Ce passage, il me semble, provient du livre de saint Jean, mais je n’en suis pas tout à fait sûr. Ce dont je suis certain, par ailleurs, c’est que cette histoire pose les bases de l’intégrité de la religion chrétienne, et de la sincérité morale qui va avec.

Cette histoire, c’est celle de Jésus chassant les marchands du temple.

Il faudrait peut-être la relire au Cardinal, puisqu’il semble que sa dogmatique mémoire lui fasse momentanément défaut.

ooo

Un peu beaucoup de légèreté, maintenant. Parce que c’est presque l’été.

Un été qui, en mai, arrive par petites injections. Mesurées, quantifiées. Comme s’il s’agissait d’une drogue dure à ne s’administrer qu’avec parcimonie pour éviter l’overdose.

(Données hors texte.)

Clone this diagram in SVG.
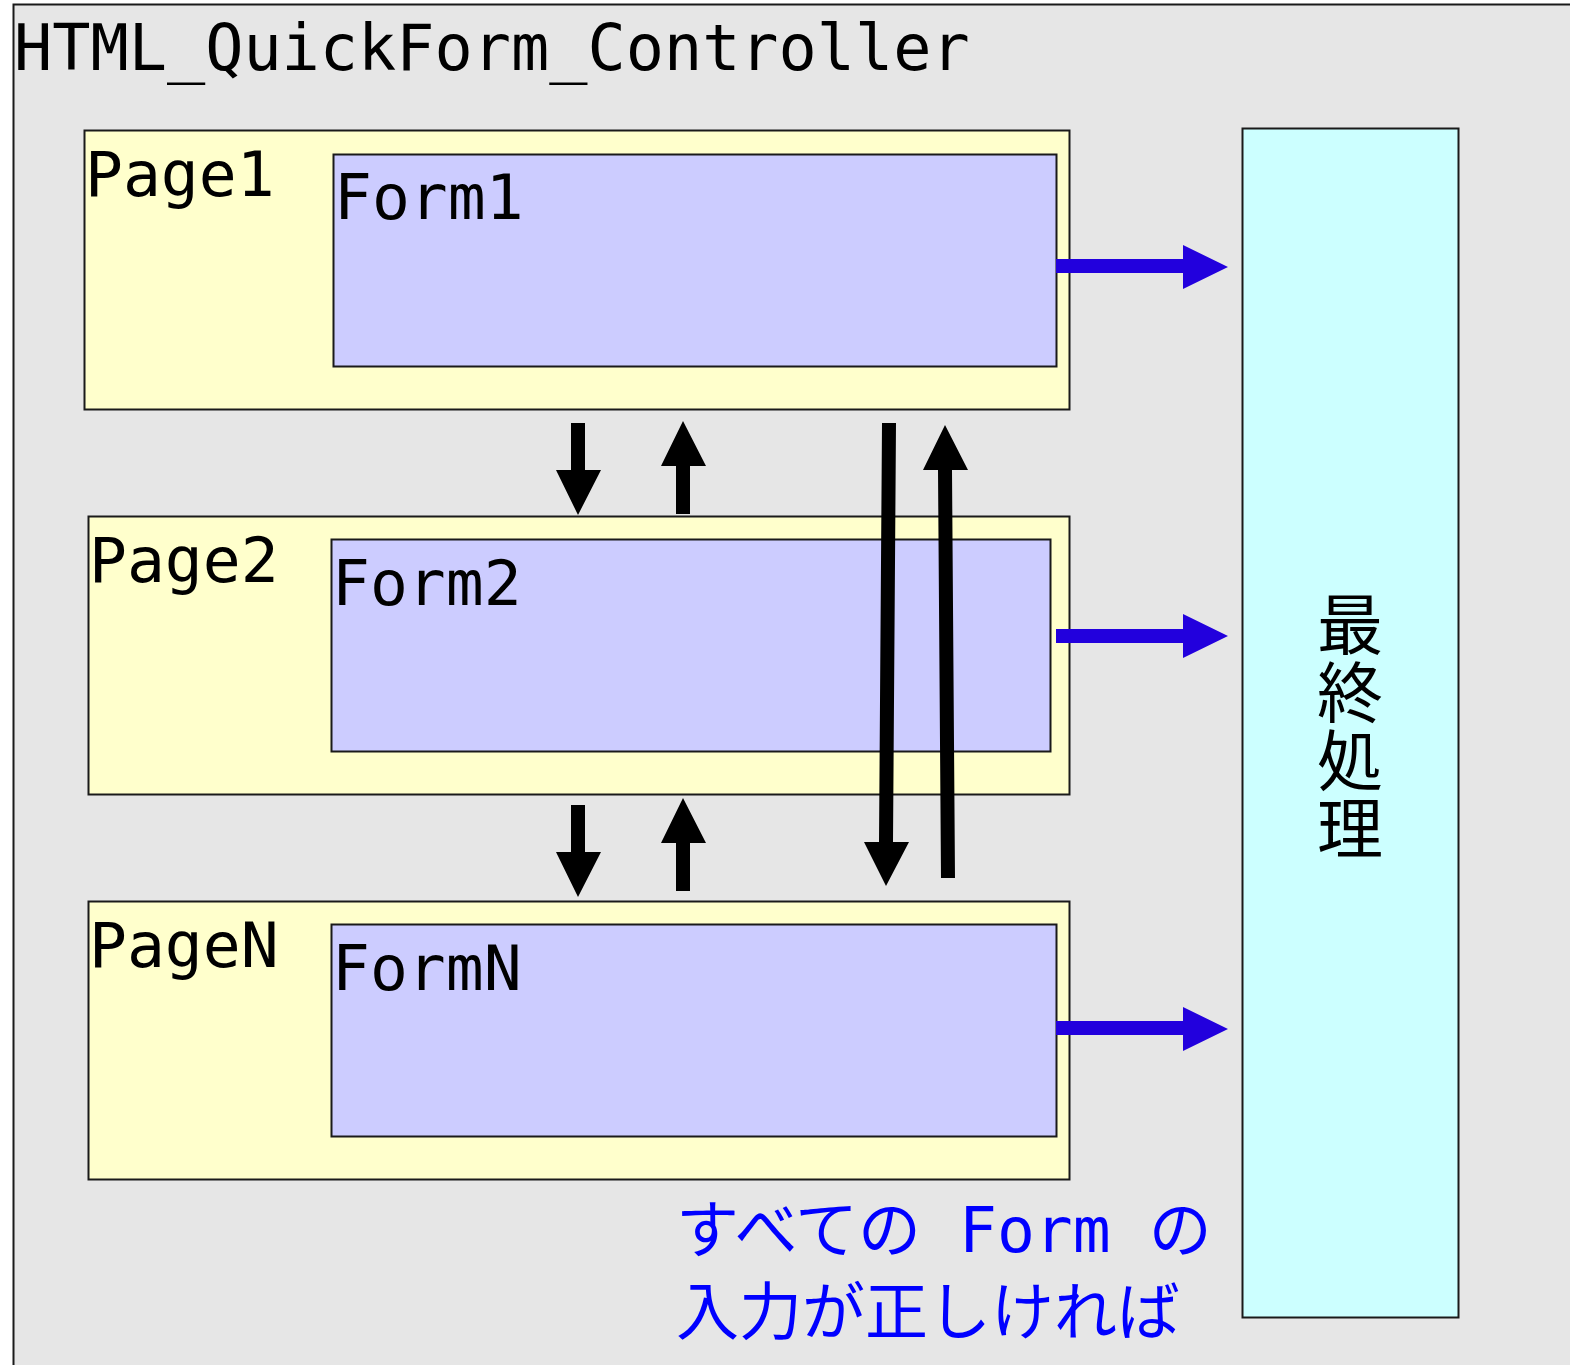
<svg xmlns="http://www.w3.org/2000/svg" width="1570" height="1365" viewBox="0 0 1570 1365">
<style>
.box{stroke:#1a1a1a;stroke-width:2}
.mono{font-family:"DejaVu Sans Mono","Noto Sans CJK JP",monospace;fill:#000}
.cjk{font-family:"Noto Sans CJK JP",sans-serif;fill:#000}
.blue{fill:#2200dd}
.blk{fill:#000}
</style>
<rect x="0" y="0" width="1570" height="1365" fill="#ffffff"/>
<g id="controller">
<rect class="box" x="13.5" y="4.5" width="1600" height="1400" fill="#e6e6e6"/>
<text class="mono" x="14" y="70" font-size="63.5">HTML_QuickForm_Controller</text>
</g>
<g id="page1">
<rect class="box" x="84.5" y="130.5" width="985" height="279" fill="#ffffcc"/>
<text class="mono" x="85" y="196" font-size="63">Page1</text>
</g>
<g id="form1">
<rect class="box" x="333.5" y="154.5" width="723" height="212" fill="#ccccff"/>
<text class="mono" x="334" y="219" font-size="63">Form1</text>
</g>
<g id="page2">
<rect class="box" x="88.5" y="516.5" width="981" height="278" fill="#ffffcc"/>
<text class="mono" x="89" y="582" font-size="63">Page2</text>
</g>
<g id="form2">
<rect class="box" x="331.5" y="539.5" width="719" height="212" fill="#ccccff"/>
<text class="mono" x="332" y="605" font-size="63">Form2</text>
</g>
<g id="pageN">
<rect class="box" x="88.5" y="901.5" width="981" height="278" fill="#ffffcc"/>
<text class="mono" x="89" y="967" font-size="63">PageN</text>
</g>
<g id="formN">
<rect class="box" x="331.5" y="924.5" width="725" height="212" fill="#ccccff"/>
<text class="mono" x="332" y="990" font-size="63">FormN</text>
</g>
<g id="final">
<rect class="box" x="1242.5" y="128.5" width="216" height="1189" fill="#ccffff"/>
<text class="cjk" x="1350" y="591" font-size="66" letter-spacing="2" writing-mode="vertical-rl">最終処理</text>
</g>
<g id="connectors">
<polygon class="blue" points="1056,259 1183,259 1183,245 1228,267 1183,289 1183,273 1056,273"/>
<polygon class="blue" points="1056,629 1183,629 1183,614 1228,636 1183,658 1183,643 1056,643"/>
<polygon class="blue" points="1056,1021 1183,1021 1183,1007 1228,1029 1183,1051 1183,1035 1056,1035"/>
<polygon class="blk" points="571,423 585,423 585,470 601,470 578,515 556,470 571,470"/>
<polygon class="blk" points="676,514 690,514 690,466 706,466 683,421 661,466 676,466"/>
<polygon class="blk" points="571,805 585,805 585,852 601,852 578,897 556,852 571,852"/>
<polygon class="blk" points="676,891 690,891 690,843 706,843 683,798 661,843 676,843"/>
<polygon class="blk" points="882,423 896,423 893,842 909,842 886,886 864,842 879,842"/>
<polygon class="blk" points="941,878 955,878 952,470 968,470 945,425 923,470 938,470"/>
</g>
<g id="note">
<text x="676" y="1252" font-size="63" style="font-family:'DejaVu Sans Mono','Noto Sans CJK JP',monospace;fill:#0000ff" xml:space="preserve">すべての Form の</text>
<text x="676" y="1334" font-size="63" style="font-family:'DejaVu Sans Mono','Noto Sans CJK JP',monospace;fill:#0000ff">入力が正しければ</text>
</g>
</svg>
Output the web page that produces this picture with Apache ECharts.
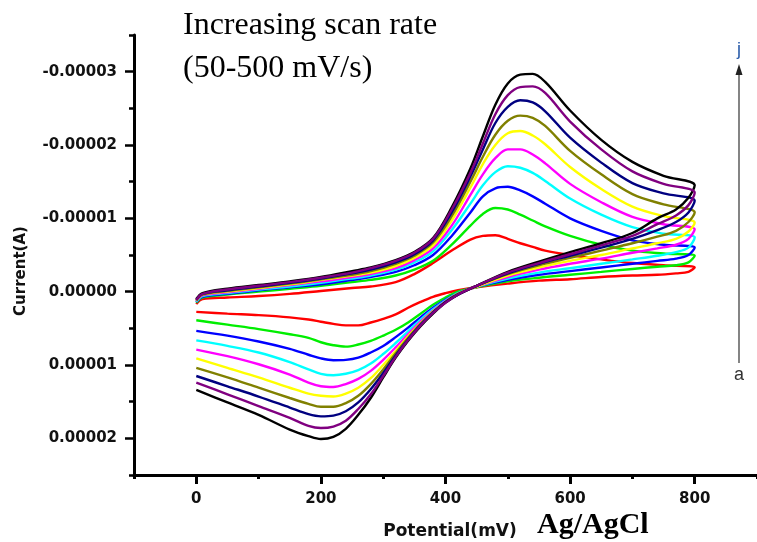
<!DOCTYPE html>
<html>
<head>
<meta charset="utf-8">
<script src="https://cdn.jsdelivr.net/npm/echarts@6/dist/echarts.min.js"></script>
<style>
html,body{margin:0;padding:0;background:#fff;}
#chart{width:757px;height:542px;}
</style>
</head>
<body>
<div id="chart"></div>
<script>
// Potentials (mV) of the forward (anodic) and reverse (cathodic) sweeps
const fwdPotential = [0, 10, 50, 100, 150, 200, 250, 280, 320, 350, 380, 410, 440, 460, 480, 500, 520, 540, 560, 600, 650, 700, 750, 800];
const revPotential = [790, 770, 740, 700, 650, 600, 550, 500, 450, 420, 400, 380, 360, 340, 320, 300, 280, 260, 240, 220, 200, 180, 150, 100, 50, 0];

// Curve colours (a..j = 50..500 mV/s); drawing order puts purple (i) last
const curveColors = ['#ff0000', '#00ee00', '#0000ff', '#00ffff', '#ff00ff', '#ffff00', '#808000', '#000080', '#000000', '#800080'];
const seriesNames = ['a', 'b', 'c', 'd', 'e', 'f', 'g', 'h', 'j', 'i'];

// Current in units of 1e-5 A (negative plotted upward, axis inverted)
const fwdA = [0.17, 0.1, 0.08, 0.06, 0.03, -0.01, -0.05, -0.07, -0.13, -0.24, -0.39, -0.56, -0.71, -0.76, -0.77, -0.72, -0.66, -0.61, -0.56, -0.5, -0.44, -0.39, -0.36, -0.33];
const revA = [-0.27, -0.25, -0.23, -0.22, -0.2, -0.17, -0.15, -0.11, -0.06, -0.02, 0.02, 0.07, 0.14, 0.22, 0.31, 0.37, 0.42, 0.46, 0.46, 0.44, 0.41, 0.38, 0.35, 0.32, 0.3, 0.275];

const fwdB = [0.15, 0.08, 0.04, 0.0, -0.04, -0.08, -0.13, -0.16, -0.22, -0.3, -0.42, -0.64, -0.9, -1.06, -1.14, -1.12, -1.05, -0.97, -0.89, -0.76, -0.64, -0.56, -0.52, -0.49];
const revB = [-0.4, -0.36, -0.34, -0.31, -0.27, -0.23, -0.19, -0.14, -0.06, 0.0, 0.08, 0.18, 0.3, 0.42, 0.52, 0.6, 0.67, 0.72, 0.75, 0.73, 0.69, 0.63, 0.58, 0.51, 0.45, 0.39];

const fwdC = [0.14, 0.07, 0.03, -0.02, -0.06, -0.1, -0.16, -0.2, -0.27, -0.36, -0.5, -0.76, -1.08, -1.3, -1.41, -1.43, -1.38, -1.3, -1.2, -1.0, -0.83, -0.7, -0.64, -0.6];
const revC = [-0.5, -0.45, -0.42, -0.38, -0.33, -0.28, -0.23, -0.16, -0.07, 0.02, 0.11, 0.22, 0.35, 0.49, 0.62, 0.74, 0.83, 0.9, 0.93, 0.935, 0.91, 0.86, 0.78, 0.68, 0.6, 0.535];

const fwdD = [0.14, 0.06, 0.02, -0.03, -0.07, -0.12, -0.18, -0.22, -0.3, -0.4, -0.55, -0.84, -1.2, -1.45, -1.63, -1.71, -1.69, -1.62, -1.51, -1.27, -1.05, -0.88, -0.79, -0.74];
const revD = [-0.6, -0.54, -0.49, -0.44, -0.38, -0.32, -0.26, -0.18, -0.07, 0.02, 0.12, 0.24, 0.38, 0.54, 0.7, 0.85, 0.98, 1.07, 1.12, 1.14, 1.12, 1.06, 0.96, 0.83, 0.74, 0.665];

const fwdE = [0.13, 0.05, 0.01, -0.04, -0.09, -0.14, -0.2, -0.24, -0.32, -0.43, -0.59, -0.9, -1.32, -1.6, -1.82, -1.94, -1.94, -1.87, -1.75, -1.47, -1.22, -1.02, -0.92, -0.85];
const revE = [-0.72, -0.64, -0.59, -0.53, -0.45, -0.38, -0.3, -0.2, -0.07, 0.03, 0.13, 0.26, 0.41, 0.58, 0.76, 0.93, 1.08, 1.19, 1.26, 1.3, 1.29, 1.24, 1.13, 0.99, 0.88, 0.79];

const fwdF = [0.12, 0.04, 0.0, -0.05, -0.1, -0.16, -0.22, -0.26, -0.35, -0.46, -0.63, -0.97, -1.42, -1.74, -2.0, -2.16, -2.19, -2.13, -2.01, -1.7, -1.4, -1.16, -1.03, -0.94];
const revF = [-0.82, -0.72, -0.66, -0.59, -0.5, -0.42, -0.33, -0.22, -0.07, 0.03, 0.14, 0.27, 0.43, 0.61, 0.81, 1.0, 1.18, 1.31, 1.39, 1.43, 1.42, 1.39, 1.31, 1.17, 1.04, 0.91];

const fwdG = [0.12, 0.04, -0.01, -0.06, -0.11, -0.17, -0.23, -0.28, -0.38, -0.49, -0.67, -1.03, -1.5, -1.84, -2.14, -2.33, -2.4, -2.37, -2.26, -1.92, -1.6, -1.33, -1.19, -1.08];
const revG = [-0.95, -0.83, -0.75, -0.66, -0.56, -0.46, -0.36, -0.24, -0.08, 0.03, 0.14, 0.28, 0.44, 0.63, 0.84, 1.06, 1.26, 1.42, 1.52, 1.57, 1.57, 1.53, 1.45, 1.31, 1.17, 1.04];

const fwdH = [0.11, 0.03, -0.02, -0.07, -0.12, -0.18, -0.25, -0.3, -0.4, -0.51, -0.7, -1.08, -1.57, -1.94, -2.3, -2.52, -2.61, -2.58, -2.46, -2.1, -1.76, -1.48, -1.34, -1.24];
const revH = [-1.08, -0.95, -0.84, -0.72, -0.6, -0.49, -0.38, -0.25, -0.08, 0.04, 0.14, 0.28, 0.45, 0.65, 0.87, 1.11, 1.33, 1.51, 1.63, 1.69, 1.7, 1.67, 1.58, 1.43, 1.29, 1.15];

const fwdJ = [0.1, 0.02, -0.04, -0.09, -0.14, -0.2, -0.28, -0.33, -0.43, -0.54, -0.73, -1.15, -1.68, -2.12, -2.55, -2.84, -2.96, -2.97, -2.86, -2.47, -2.07, -1.77, -1.58, -1.45];
const revJ = [-1.28, -1.12, -1.0, -0.8, -0.66, -0.54, -0.41, -0.27, -0.08, 0.04, 0.15, 0.3, 0.47, 0.67, 0.9, 1.17, 1.45, 1.68, 1.87, 1.98, 2.01, 1.97, 1.88, 1.68, 1.51, 1.34];

const fwdI = [0.11, 0.03, -0.03, -0.08, -0.13, -0.19, -0.26, -0.32, -0.42, -0.53, -0.72, -1.12, -1.62, -2.02, -2.42, -2.68, -2.79, -2.8, -2.71, -2.32, -1.94, -1.64, -1.47, -1.35];
const revI = [-1.18, -1.04, -0.92, -0.76, -0.63, -0.51, -0.39, -0.26, -0.08, 0.04, 0.15, 0.29, 0.46, 0.66, 0.89, 1.15, 1.4, 1.6, 1.76, 1.84, 1.86, 1.83, 1.72, 1.56, 1.4, 1.24];

const currentScale = 1e-5;

// Axis ticks
const xMajorTicks = [0, 200, 400, 600, 800];
const xTickLabels = ['0', '200', '400', '600', '800'];
const yMajorTicks = [-0.00003, -0.00002, -0.00001, 0, 0.00001, 0.00002];
const yTickLabels = ['-0.00003', '-0.00002', '-0.00001', '0.00000', '0.00001', '0.00002'];

const fwdSets = [fwdA, fwdB, fwdC, fwdD, fwdE, fwdF, fwdG, fwdH, fwdJ, fwdI];
const revSets = [revA, revB, revC, revD, revE, revF, revG, revH, revJ, revI];

const chart = echarts.init(document.getElementById('chart'), null, {renderer: 'canvas'});

const series = fwdSets.map((fwd, k) => {
  const rev = revSets[k];
  const data = fwdPotential.map((p, i) => [p, fwd[i] * currentScale])
    .concat(revPotential.map((p, i) => [p, rev[i] * currentScale]));
  return {
    name: seriesNames[k],
    type: 'line',
    data: data,
    smooth: 0.35,
    showSymbol: false,
    symbol: 'none',
    lineStyle: {color: curveColors[k], width: 2.4},
    itemStyle: {color: curveColors[k]},
    xAxisIndex: 0,
    yAxisIndex: 0,
    z: 2 + k
  };
});

const labelFont = {fontFamily: 'DejaVu Sans', fontWeight: 'bold', fontSize: 15, color: '#111'};

chart.setOption({
  animation: false,
  backgroundColor: '#fff',
  grid: {left: 134, top: 35, width: 629, height: 440, containLabel: false},
  xAxis: [
    {
      type: 'value', min: -100, max: 900, interval: 100, position: 'bottom',
      axisLine: {show: true, onZero: false, lineStyle: {color: '#000', width: 3}},
      axisTick: {show: true, inside: false, length: 4, lineStyle: {color: '#000', width: 3}},
      axisLabel: {show: false},
      splitLine: {show: false}
    },
    {
      type: 'value', min: -100, max: 900, position: 'bottom',
      axisLine: {show: false, onZero: false},
      axisTick: {show: true, length: 9, customValues: xMajorTicks, lineStyle: {color: '#000', width: 3}},
      axisLabel: Object.assign({show: true, margin: 17, customValues: xMajorTicks,
        formatter: v => { const i = xMajorTicks.indexOf(Math.round(v)); return i >= 0 ? xTickLabels[i] : ''; }}, labelFont),
      splitLine: {show: false}
    }
  ],
  yAxis: [
    {
      type: 'value', min: -0.000035, max: 0.000025, interval: 0.000005, inverse: true, position: 'left',
      axisLine: {show: true, onZero: false, lineStyle: {color: '#000', width: 3}},
      axisTick: {show: true, length: 5, lineStyle: {color: '#000', width: 2.5}},
      axisLabel: {show: false},
      splitLine: {show: false}
    },
    {
      type: 'value', min: -0.000035, max: 0.000025, inverse: true, position: 'left',
      axisLine: {show: false, onZero: false},
      axisTick: {show: true, length: 9, customValues: yMajorTicks, lineStyle: {color: '#000', width: 2.5}},
      axisLabel: Object.assign({show: true, margin: 17, customValues: yMajorTicks,
        formatter: v => {
          let best = 0, d = Infinity;
          yMajorTicks.forEach((t, i) => { const dd = Math.abs(t - v); if (dd < d) { d = dd; best = i; } });
          return yTickLabels[best];
        }}, labelFont),
      splitLine: {show: false}
    }
  ],
  graphic: [
    {type: 'text', x: 183, y: 26, style: {text: 'Increasing scan rate', font: '32px "Liberation Serif"', fill: '#000', align: 'left', verticalAlign: 'middle'}},
    {type: 'text', x: 183, y: 69, style: {text: '(50-500 mV/s)', font: '32px "Liberation Serif"', fill: '#000', align: 'left', verticalAlign: 'middle'}},
    {type: 'text', x: 21, y: 271, rotation: Math.PI / 2, style: {text: 'Current(A)', font: 'bold 15px "DejaVu Sans"', fill: '#111', align: 'center', verticalAlign: 'middle'}},
    {type: 'text', x: 450, y: 532, style: {text: 'Potential(mV)', font: 'bold 17px "DejaVu Sans"', fill: '#111', align: 'center', verticalAlign: 'middle'}},
    {type: 'text', x: 537, y: 525, style: {text: 'Ag/AgCl', font: 'bold 30px "Liberation Serif"', fill: '#000', align: 'left', verticalAlign: 'middle'}},
    {type: 'line', shape: {x1: 739, y1: 363, x2: 739, y2: 70}, style: {stroke: '#333', lineWidth: 1.2}},
    {type: 'polygon', shape: {points: [[739, 64], [735.5, 75], [742.5, 75]]}, style: {fill: '#222'}},
    {type: 'text', x: 739, y: 50, style: {text: 'j', font: '18px "Liberation Sans"', fill: '#2a5caa', align: 'center', verticalAlign: 'middle'}},
    {type: 'text', x: 739, y: 375, style: {text: 'a', font: '18px "Liberation Sans"', fill: '#333', align: 'center', verticalAlign: 'middle'}}
  ],
  series: series
});
</script>
</body>
</html>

C’est une posologie que la saison applique surtout pour les garçons, sensibles que nous sommes à la beauté des corps qui se dénudent au gré de la météo. Des pattes qui apparaissent de sous les jupes qui virevoltent dans le vent chaud. Des seins qui dansent un peu quand les filles traversent la rue en courant. Dans des camisoles, la partie du haut, visible, se trémousse comme le ventre d’une danseuse dans les mauvais restaurants moyen-orientaux.

À ce sujet, je lisais ce matin dans le journal qu’une étude absolument sérieuse avait observé le mouvement effectué par les seins pendant la course à pied. Ils se balancent en suivant une trajectoire "en forme de huit", et "se déplacent de quelques centimètres à chaque pas", dit l’article. Ce que n’importe quel obsédé du téton aurait pu vous dire. Ce que je ne savais pas, c’est qu’une femme dont la poitrine est de taille moyenne et qui court 1,6 km (1 mille) fait parcourir à ses seins pas moins de 135 m.

Leçon de vie estivale: rien ne sert de courir trop loin pour atteindre une paire de ces mirobolantes glandes mammaires, puisque plus vous faites de millage, plus elles prennent de l’avance sur vous.